Perlu diketahui, dampak perubahan iklim akan terus meningkat. Misalnya gelombang panas ekstrem, kekeringan, kebakaran hutan dan banjir selama 12 bulan terakhir.
Kenaikan pemanasan global sepersepuluh derajat dapat menyebabkan kerusakan yang lebih besar dibandingkan sebelumnya. Penambahan suhu setengah derajat secara dramatis akan meningkatkan risiko.
Apabila ambang batas dalam sistem iklim ini dilampaui, maka akan dapat memicu perubahan yang pesat dan tak bisa dibalikkan.
Misalnya, lapisan es di Greenland dan Antartika Barat melewati titik kritis, maka akan berpotensi mengakibatkan keruntuhan tak terkendali. Hal ini akan menyebabkan kenaikan permukaan laut global dan membawa bencana selama berabad-abad lamanya.

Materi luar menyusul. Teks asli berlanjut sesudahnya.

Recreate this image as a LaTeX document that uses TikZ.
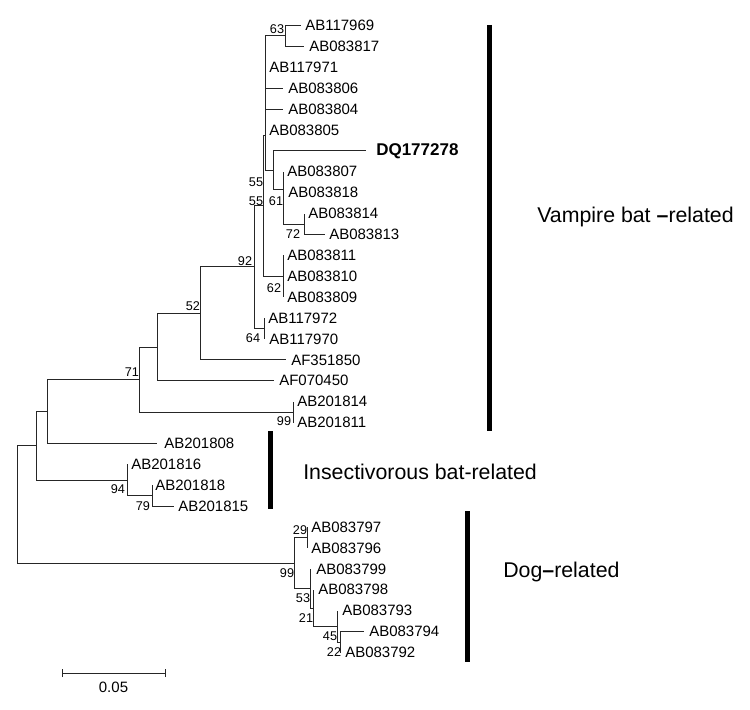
\documentclass[tikz,border=0pt]{standalone}
\usepackage{fontspec}
\setmainfont{Liberation Sans}
\newcommand\leafx[5]{\coordinate (#1) at (#2,#3); \node[leaf] (#1t) at (#4,#3) {#5};}
\begin{document}
\begin{tikzpicture}[x=0.75pt,y=-0.75pt,
  leaf/.style={anchor=west, inner sep=0pt, font=\fontsize{11.25}{12}\selectfont},
  boot/.style={inner sep=0pt, font=\fontsize{9.5}{10}\selectfont},
  grp/.style={anchor=west, inner sep=0pt, font=\fontsize{16}{18}\selectfont},
  groupbar/.style={line width=3.75pt, black},
  br/.style={draw=black!85, line width=0.75pt}]
\useasboundingbox (0,0) rectangle (750,710);
% leaves
\leafx{l0}{301}{25.5}{305}{AB117969}
\leafx{l1}{304}{46.4}{309}{AB083817}
\leafx{l2}{265}{67.3}{269}{AB117971}
\leafx{l3}{283}{88.2}{288}{AB083806}
\leafx{l4}{283}{109.1}{288}{AB083804}
\leafx{l5}{265}{130}{269}{AB083805}
\coordinate (l6) at (366,150.9);
\node[anchor=west, inner sep=0pt, font=\fontsize{12.75}{14}\selectfont\bfseries] (l6t) at (376,150.9) {DQ177278};
\leafx{l7}{283}{171.8}{287}{AB083807}
\leafx{l8}{283}{192.7}{288}{AB083818}
\leafx{l9}{304}{213.6}{308}{AB083814}
\leafx{l10}{325}{234.5}{329}{AB083813}
\leafx{l11}{283}{255.4}{287}{AB083811}
\leafx{l12}{283}{276.3}{287}{AB083810}
\leafx{l13}{283}{297.2}{287}{AB083809}
\leafx{l14}{264}{318.1}{268}{AB117972}
\leafx{l15}{264}{339}{269}{AB117970}
\leafx{l16}{286}{359.9}{291}{AF351850}
\leafx{l17}{274}{380.8}{279}{AF070450}
\leafx{l18}{293}{401.7}{297}{AB201814}
\leafx{l19}{293}{422.6}{297}{AB201811}
\leafx{l20}{157}{443.5}{164}{AB201808}
\leafx{l21}{127}{464.4}{131}{AB201816}
\leafx{l22}{152}{485.3}{155}{AB201818}
\leafx{l23}{174}{506.2}{178}{AB201815}
\leafx{l24}{307}{527.1}{311}{AB083797}
\leafx{l25}{307}{548}{311}{AB083796}
\leafx{l26}{310}{568.9}{316}{AB083799}
\leafx{l27}{313}{589.8}{318}{AB083798}
\leafx{l28}{337}{610.7}{342}{AB083793}
\leafx{l29}{364}{631.6}{369}{AB083794}
\leafx{l30}{340}{652.5}{345}{AB083792}
% internal nodes
\coordinate (N63) at (285,36);
\coordinate (UG) at (265,135);
\coordinate (N55a) at (273,170);
\coordinate (N61) at (283,189);
\coordinate (N72) at (304,224);
\coordinate (N55b) at (263,205.4);
\coordinate (N62) at (283,276.3);
\coordinate (N92a) at (254,266.8);
\coordinate (N64) at (264,328.5);
\coordinate (N92) at (200,313.4);
\coordinate (N52) at (157,347);
\coordinate (N99v) at (293,412.1);
\coordinate (N71) at (139,379.5);
\coordinate (N47) at (47,411.5);
\coordinate (N79) at (152,495.75);
\coordinate (N94) at (127,480);
\coordinate (N36) at (36,445.75);
\coordinate (N22) at (340,642.05);
\coordinate (N45) at (337,626.4);
\coordinate (N21) at (313,608.1);
\coordinate (N53) at (310,588.5);
\coordinate (N29) at (307,537.55);
\coordinate (N99d) at (294,563);
\coordinate (root) at (17,504.4);
% branches
\draw[br] (N63) |- (l0) (N63) |- (l1)
  (UG) |- (N63) (UG) |- (l2) (UG) |- (l3) (UG) |- (l4) (UG) |- (l5) (UG) |- (N55a)
  (N55a) |- (l6) (N55a) |- (N61)
  (N61) |- (l7) (N61) |- (l8) (N61) |- (N72)
  (N72) |- (l9) (N72) |- (l10)
  (N55b) |- (UG) (N55b) |- (N62)
  (N62) |- (l11) (N62) |- (l12) (N62) |- (l13)
  (N92a) |- (N55b) (N92a) |- (N64)
  (N64) |- (l14) (N64) |- (l15)
  (N92) |- (N92a) (N92) |- (l16)
  (N52) |- (N92) (N52) |- (l17)
  (N71) |- (N52) (N71) |- (N99v)
  (N99v) |- (l18) (N99v) |- (l19)
  (N47) |- (N71) (N47) |- (l20)
  (N36) |- (N47) (N36) |- (N94)
  (N94) |- (l21) (N94) |- (N79)
  (N79) |- (l22) (N79) |- (l23)
  (root) |- (N36) (root) |- (N99d)
  (N99d) |- (N29) (N99d) |- (N53)
  (N29) |- (l24) (N29) |- (l25)
  (N53) |- (l26) (N53) |- (N21)
  (N21) |- (l27) (N21) |- (N45)
  (N45) |- (l28) (N45) |- (N22)
  (N22) |- (l29) (N22) |- (l30);
% bootstrap values
\node[boot] (b63) at (277,29) {63};
\node[boot] (b55a) at (256,182) {55};
\node[boot] (b55b) at (256,201) {55};
\node[boot] (b61) at (276,201) {61};
\node[boot] (b72) at (293,234) {72};
\node[boot] (b62) at (274,288) {62};
\node[boot] (b92) at (245,261) {92};
\node[boot] (b64) at (253,338) {64};
\node[boot] (b52) at (193,306) {52};
\node[boot] (b71) at (132,372) {71};
\node[boot] (b99v) at (284,421) {99};
\node[boot] (b94) at (118,489) {94};
\node[boot] (b79) at (143,506) {79};
\node[boot] (b29) at (300,530) {29};
\node[boot] (b99d) at (287,573) {99};
\node[boot] (b53) at (303,598) {53};
\node[boot] (b21) at (306,618) {21};
\node[boot] (b45) at (330,636) {45};
\node[boot] (b22) at (334,652) {22};
% group bars and labels
\coordinate (vb1) at (489,25); \coordinate (vb2) at (489,431);
\coordinate (ib1) at (270,431); \coordinate (ib2) at (270,509);
\coordinate (db1) at (467,511); \coordinate (db2) at (467,662);
\draw[groupbar] (vb1) -- (vb2);
\draw[groupbar] (ib1) -- (ib2);
\draw[groupbar] (db1) -- (db2);
\node[grp] (gv) at (537,217) {Vampire bat {\bfseries –}related};
\node[grp] (gi) at (303,472) {Insectivorous bat-related};
\node[grp] (gd) at (503,572) {Dog{\bfseries –}related};
% scale bar
\coordinate (s1) at (62,673); \coordinate (s2) at (165,673);
\draw[br] (s1) -- (s2);
\draw[br] ([yshift=-3pt]s1) -- ([yshift=3pt]s1);
\draw[br] ([yshift=-3pt]s2) -- ([yshift=3pt]s2);
\node[leaf, anchor=center] (sl) at (113.5,687) {0.05};
\end{tikzpicture}
\end{document}
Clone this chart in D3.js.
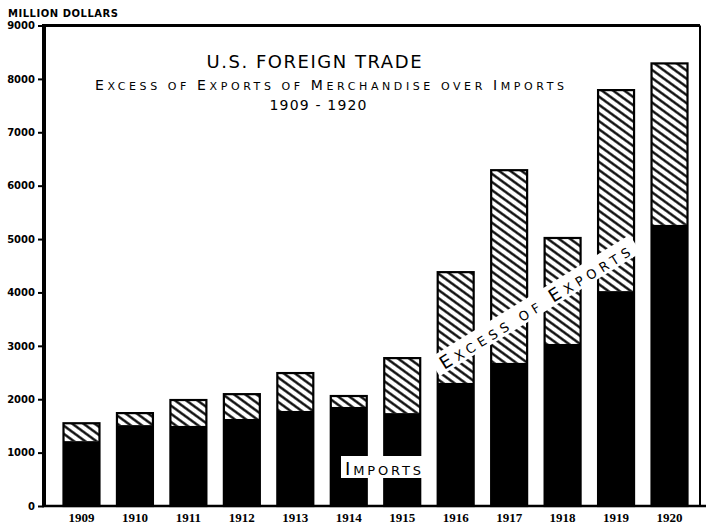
<!DOCTYPE html>
<html><head><meta charset="utf-8">
<script src="https://cdn.jsdelivr.net/npm/d3@7/dist/d3.min.js"></script>
<style>body{margin:0;background:#fff}svg{display:block}</style></head>
<body><svg id="c" width="706" height="527"></svg>
<script>
const years = ["1909","1910","1911","1912","1913","1914","1915","1916","1917","1918","1919","1920"];
const exportsTotal = [1550, 1740, 1985, 2095, 2490, 2060, 2770, 4380, 6290, 5020, 7790, 8290];
const imports = [1215, 1515, 1500, 1630, 1780, 1855, 1740, 2305, 2680, 3035, 4025, 5265];
const yTicks = [0,1000,2000,3000,4000,5000,6000,7000,8000,9000];
const unitLabel = "MILLION DOLLARS";
const title1 = "U.S. FOREIGN TRADE";
const title2 = [["E",1],["XCESS",0],[" ",0],["OF",0],[" ",0],["E",1],["XPORTS",0],[" ",0],["OF",0],[" ",0],["M",1],["ERCHANDISE",0],["  ",0],["OVER",0],[" ",0],["I",1],["MPORTS",0]];
const title3 = "1909 - 1920";
const excessLabel = [["E",1],["XCESS",0],["  ",0],["OF",0],["  ",0],["E",1],["XPORTS",0]];
const importsLabel = [["I",1],["MPORTS",0]];

const svg = d3.select("#c");
const font = "'DejaVu Sans', sans-serif";
const y = d3.scaleLinear().domain([0, 9000]).range([506, 25.5]);
const x = d3.scaleBand().domain(years).range([45, 706]).paddingInner(0.327).paddingOuter(0.346);

const defs = svg.append("defs");
const pat = defs.append("pattern").attr("id","hatch").attr("patternUnits","userSpaceOnUse")
  .attr("width",8).attr("height",6.6).attr("patternTransform","rotate(36)");
pat.append("rect").attr("width",8).attr("height",6.6).attr("fill","#fff");
pat.append("line").attr("x1",-1).attr("x2",9).attr("y1",3.3).attr("y2",3.3)
  .attr("stroke","#000").attr("stroke-width",2.3);

// frame
svg.append("line").attr("x1",43).attr("x2",700).attr("y1",25.5).attr("y2",25.5).attr("stroke","#000").attr("stroke-width",3);
svg.append("line").attr("x1",700).attr("x2",700).attr("y1",25.5).attr("y2",506).attr("stroke","#000").attr("stroke-width",2);

// bars
const g = svg.append("g");
years.forEach((yr,i) => {
  const bx = x(yr), bw = x.bandwidth();
  g.append("rect").attr("x",bx).attr("width",bw).attr("y",y(exportsTotal[i])).attr("height",y(imports[i]) - y(exportsTotal[i]))
    .attr("fill","url(#hatch)");
  g.append("rect").attr("x",bx).attr("width",bw).attr("y",y(imports[i])).attr("height",y(0) - y(imports[i]))
    .attr("fill","#000");
  g.append("rect").attr("x",bx).attr("width",bw).attr("y",y(exportsTotal[i])).attr("height",y(0) - y(exportsTotal[i]))
    .attr("fill","none").attr("stroke","#000").attr("stroke-width",2.2);
});

// axes
const yAxis = svg.append("g").attr("transform","translate(44,0)")
  .call(d3.axisLeft(y).tickValues(yTicks).tickSize(6).tickPadding(3).tickFormat(d3.format("d")));
yAxis.select(".domain").attr("stroke-width",4).attr("d","M0,24V507");
yAxis.selectAll(".tick line").attr("stroke-width",2);
yAxis.selectAll(".tick text").attr("font-family",font).attr("font-weight","bold").attr("font-size",10).attr("fill","#000");

const xAxis = svg.append("g").attr("transform","translate(0,506)")
  .call(d3.axisBottom(x).tickSize(0).tickPadding(7));
xAxis.select(".domain").attr("d","M42,0H706").attr("stroke-width",2.5);
xAxis.selectAll(".tick text").attr("font-family","'Liberation Serif', serif").attr("font-weight","bold").attr("font-size",13).attr("fill","#000");

// unit label
svg.append("text").attr("x",8).attr("y",17).attr("font-family",font).attr("font-weight","bold")
  .attr("font-size",10).attr("textLength",110).text(unitLabel);

// title
svg.append("text").attr("x",314).attr("y",68).attr("text-anchor","middle").attr("font-family",font)
  .attr("font-size",18).attr("textLength",215).text(title1);
const t2 = svg.append("text").attr("x",330).attr("y",90).attr("text-anchor","middle").attr("font-family",font)
  .attr("textLength",470).attr("letter-spacing",1);
title2.forEach(([s,big]) => t2.append("tspan").attr("font-size", big?14:11).text(s));
svg.append("text").attr("x",318).attr("y",110).attr("text-anchor","middle").attr("font-family",font)
  .attr("font-size",14).attr("textLength",97).text(title3);

// excess label
const ex = svg.append("g").attr("transform","translate(535,306) rotate(-31.6)");
ex.append("rect").attr("x",-118).attr("y",-11).attr("width",236).attr("height",21).attr("fill","#fff");
const et = ex.append("text").attr("x",0).attr("y",7).attr("text-anchor","middle").attr("font-family",font)
  .attr("textLength",222).attr("letter-spacing",2);
excessLabel.forEach(([s,big]) => et.append("tspan").attr("font-size", big?18:13).text(s));

// imports label
svg.append("rect").attr("x",341).attr("y",456).attr("width",86).attr("height",22).attr("fill","#fff");
const it = svg.append("text").attr("x",384).attr("y",475).attr("text-anchor","middle").attr("font-family",font)
  .attr("textLength",78).attr("letter-spacing",2);
importsLabel.forEach(([s,big]) => it.append("tspan").attr("font-size", big?18:13).text(s));
</script></body></html>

Walau begitu, manusia masih dapat membuat perubahan. Misalnya dengan teknologi hijau seperti energi terbarukan dan kendaraan listrik yang kini berkembang pesat.
Berdasarkan beberapa kebijakan dan janji yang ada saat ini, skenario terburuk pemanasan global adalah di 4 derajat celcius atau lebih. Dimana sepuluh tahun lalu hal itu dianggap bisa terjadi. Akan tetapi mencapai suhu 4 celcius atau lebih saat ini jauh lebih kecil kemungkinannya.
Ilmuwan Iklim dari Berkeley Earth, Zeke Hausfather menuturkan yang paling menggembirakan adalah perkiraan bahwa dunia kurang lebih akan berhenti memanas setelah emisi karbon nol tercapai.
Pengurangan emisi secara efektif sampai setengahnya dalam dekade ini dipandang krusial. “Kita sesungguhnya bisa mengontrol seberapa besar pemanasan yang dialami dunia. Sesuai dengan pilihan-pilihan kita sebagai masyarakat dan sebagai sebuah planet,” ujar Zeke.
“Kehancuran bukanlah sesuatu yang tidak terhindarkan,” tandas Zeke.